Florida Aims to Create ‘Great Citizens’
Until recently, the purpose of education—particularly when funded by taxpayers and run by government—was understood to encompass the formation of good citizens. This includes not merely understanding the American form of government, but understanding why it is good. Florida’s program explicitly aims to create patriotic American citizens, people invested in their communities, state, and nation. “We have a responsibility,” says Gov. DeSantis, “to ensure our students are prepared to be great citizens.”
Of course, none of this precludes admitting America’s failures. Quite the contrary, it means recognizing them and the duty they create for all Americans to work to bring our nation more into accord with our fundamental principles.
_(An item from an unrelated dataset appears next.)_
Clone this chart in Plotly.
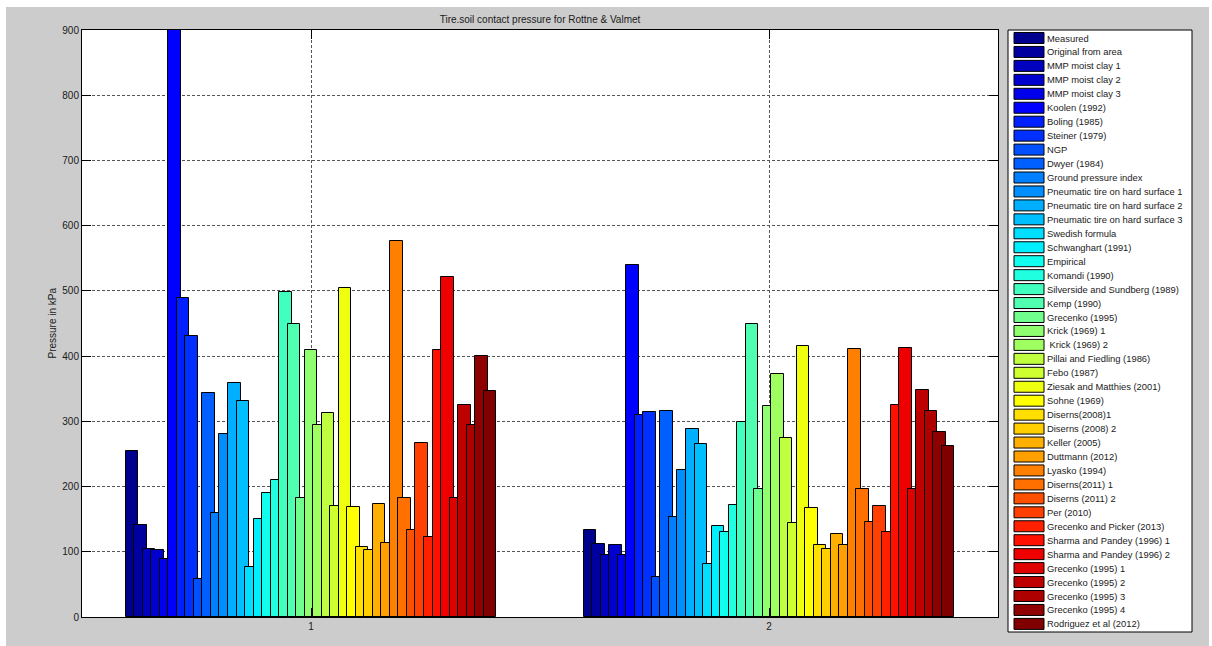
import numpy as np
import plotly.graph_objects as go

# ---------------- data ----------------
series_names = [
    "Measured", "Original from area", "MMP moist clay 1", "MMP moist clay 2",
    "MMP moist clay 3", "Koolen (1992)", "Boling (1985)", "Steiner (1979)", "NGP",
    "Dwyer (1984)", "Ground pressure index", "Pneumatic tire on hard surface 1",
    "Pneumatic tire on hard surface 2", "Pneumatic tire on hard surface 3",
    "Swedish formula", "Schwanghart (1991)", "Empirical", "Komandi (1990)",
    "Silverside and Sundberg (1989)", "Kemp (1990)", "Grecenko (1995)",
    "Krick (1969) 1", " Krick (1969) 2", "Pillai and Fiedling (1986)", "Febo (1987)",
    "Ziesak and Matthies (2001)", "Sohne (1969)", "Diserns(2008)1", "Diserns (2008) 2",
    "Keller (2005)", "Duttmann (2012)", "Lyasko (1994)", "Diserns(2011) 1",
    "Diserns (2011) 2", "Per (2010)", "Grecenko and Picker (2013)",
    "Sharma and Pandey (1996) 1", "Sharma and Pandey (1996) 2", "Grecenko (1995) 1",
    "Grecenko (1995) 2", "Grecenko (1995) 3", "Grecenko (1995) 4",
    "Rodriguez et al (2012)",
]
groups = [1, 2]
values_group1 = [255, 141, 104, 102, 89, 1000, 489, 431, 58, 344, 160, 281, 359, 331,
                 77, 150, 190, 210, 499, 449, 183, 410, 295, 313, 170, 504, 168, 108,
                 102, 173, 114, 576, 183, 134, 267, 122, 409, 521, 183, 325, 295, 400,
                 346]
values_group2 = [133, 112, 95, 110, 95, 539, 309, 315, 61, 316, 153, 226, 289, 266,
                 82, 140, 131, 171, 299, 449, 197, 324, 372, 275, 144, 416, 167, 110,
                 104, 128, 111, 411, 196, 145, 170, 131, 325, 412, 197, 348, 316, 283,
                 262]
title_text = "Tire.soil contact pressure for Rottne & Valmet"
y_label = "Pressure in kPa"
y_ticks = list(range(0, 901, 100))
x_ticks = ["1", "2"]

# ---------------- layout geometry (pixels) ----------------
W, H = 1212, 646
PL, PR, PT, PB = 82, 998, 30, 617
FONT = "Liberation Sans, Arial, Helvetica, sans-serif"
TXT = "#1a1a1a"


def px_x(p):
    return (p - PL) / (PR - PL)


def px_y(p):
    return (PB - p) / (PB - PT)


def jet(m):
    n = int(np.ceil(m / 4))
    u = np.concatenate([np.arange(1, n + 1) / n, np.ones(n - 1), np.arange(n, 0, -1) / n])
    g = int(np.ceil(n / 2)) - (1 if m % 4 == 1 else 0) + np.arange(1, len(u) + 1)
    r = g + n
    b = g - n
    J = np.zeros((m, 3))
    for idx_arr, ch in ((r, 0), (g, 1), (b, 2)):
        for k, idx in enumerate(idx_arr):
            if 1 <= idx <= m:
                J[idx - 1, ch] = u[k]
    return J


cmap = jet(64)
nser = len(series_names)


def series_color(i):
    idx = min(int(np.floor(i / (nser - 1) * 64)), 63)
    c = cmap[idx]
    return "rgb(%d,%d,%d)" % tuple(int(round(v * 255)) for v in c)


group_width = 0.8
spacing = group_width / nser
bar_w = 1.48 * spacing

fig = go.Figure()
for i, name in enumerate(series_names):
    fig.add_trace(go.Bar(
        x=groups,
        y=[values_group1[i], values_group2[i]],
        name=name,
        width=bar_w,
        offset=(i - (nser - 1) / 2) * spacing - bar_w / 2,
        marker=dict(color=series_color(i), line=dict(color="#000000", width=1)),
        showlegend=False,
    ))

shapes = []
# grey figure background (with thin white border like the screenshot)
shapes.append(dict(type="rect", xref="paper", yref="paper", layer="below",
                   x0=px_x(6), x1=px_x(1209), y0=px_y(648), y1=px_y(7),
                   fillcolor="#cccccc", line=dict(width=0)))
# white axes area
shapes.append(dict(type="rect", xref="paper", yref="paper", layer="below",
                   x0=0, x1=1, y0=0, y1=1, fillcolor="#ffffff", line=dict(width=0)))
# legend box
LG_L, LG_R, LG_T, LG_B = 1008, 1192, 30, 632
shapes.append(dict(type="rect", xref="paper", yref="paper", layer="below",
                   x0=px_x(LG_L), x1=px_x(LG_R), y0=px_y(LG_B), y1=px_y(LG_T),
                   fillcolor="#ffffff", line=dict(color="#000000", width=1)))

annotations = []
row0, row_step = 38.0, 13.95
for i, name in enumerate(series_names):
    cy = row0 + i * row_step
    shapes.append(dict(type="rect", xref="paper", yref="paper", layer="below",
                       x0=px_x(1014), x1=px_x(1044), y0=px_y(cy + 5.5), y1=px_y(cy - 5.5),
                       fillcolor=series_color(i), line=dict(color="#000000", width=1)))
    label = name.replace(" ", "\u00a0", 1) if name.startswith(" ") else name
    annotations.append(dict(xref="paper", yref="paper", x=px_x(1045), y=px_y(cy),
                            xanchor="left", yanchor="middle", showarrow=False,
                            text=label, font=dict(family=FONT, size=9.4, color=TXT)))

annotations.append(dict(xref="paper", yref="paper", x=px_x(52), y=0.5,
                        xanchor="center", yanchor="middle", showarrow=False,
                        textangle=-90, text=y_label,
                        font=dict(family=FONT, size=10, color=TXT)))

axis_style = dict(showline=True, linecolor="#000000", linewidth=1, mirror="ticks",
                  ticks="inside", ticklen=9, tickcolor="#000000", tickwidth=1,
                  showgrid=True, gridcolor="#555555", gridwidth=1, griddash="3px,2px",
                  zeroline=False, tickfont=dict(family=FONT, size=10, color=TXT))

fig.update_layout(
    width=W, height=H,
    margin=dict(l=PL, r=W - PR, t=PT, b=H - PB, pad=0, autoexpand=False),
    paper_bgcolor="#ffffff", plot_bgcolor="rgba(0,0,0,0)",
    barmode="overlay", bargap=0, showlegend=False,
    font=dict(family=FONT, size=10, color=TXT),
    title=dict(text=title_text, xref="paper", x=0.5, xanchor="center",
               yref="container", y=1 - 19 / H, yanchor="middle",
               font=dict(family=FONT, size=10, color=TXT)),
    xaxis=dict(range=[0.5, 2.5], tickvals=groups, ticktext=x_ticks, **axis_style),
    yaxis=dict(range=[0, 900], tickvals=y_ticks, ticktext=[str(v) for v in y_ticks],
               **axis_style),
    shapes=shapes,
    annotations=annotations,
)

fig.write_html("out.html", config=dict(displayModeBar=False))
Most Americans understand that just as with an individual human being, so too with a nation made up of them, imperfection is inevitable. Only a utopian—that most dangerous of all political fanatics—believes that discrete failures are sufficient evidence to condemn an entire nation.
Part of Florida’s civics initiative is “Portraits in Patriotism,” which will record oral histories that “highlight patriotism based on the personal stories of diverse individuals who demonstrate civic-minded qualities.” To broaden students’ horizons and, dare I say it, inoculate them against leftist anti-Americanism, these will include “first person accounts of victims of other nations’ governing philosophies.”
Oklahoma Could Follow Florida
The current campaign for State Superintendent of Public Instruction in Oklahoma features a similar debate. Legacy media has deemed it “controversial” for Secretary of Education Ryan Walters, one of the candidates, to call for teacher training in Oklahoma that emphasizes what is good about America.
What a concept: public schools teaching the truth about American history and government, with an emphasis on what is good about our nation. This is not merely a way for conservatives to win political or policy battles, this is how America survives. No wonder MSNBC is mad.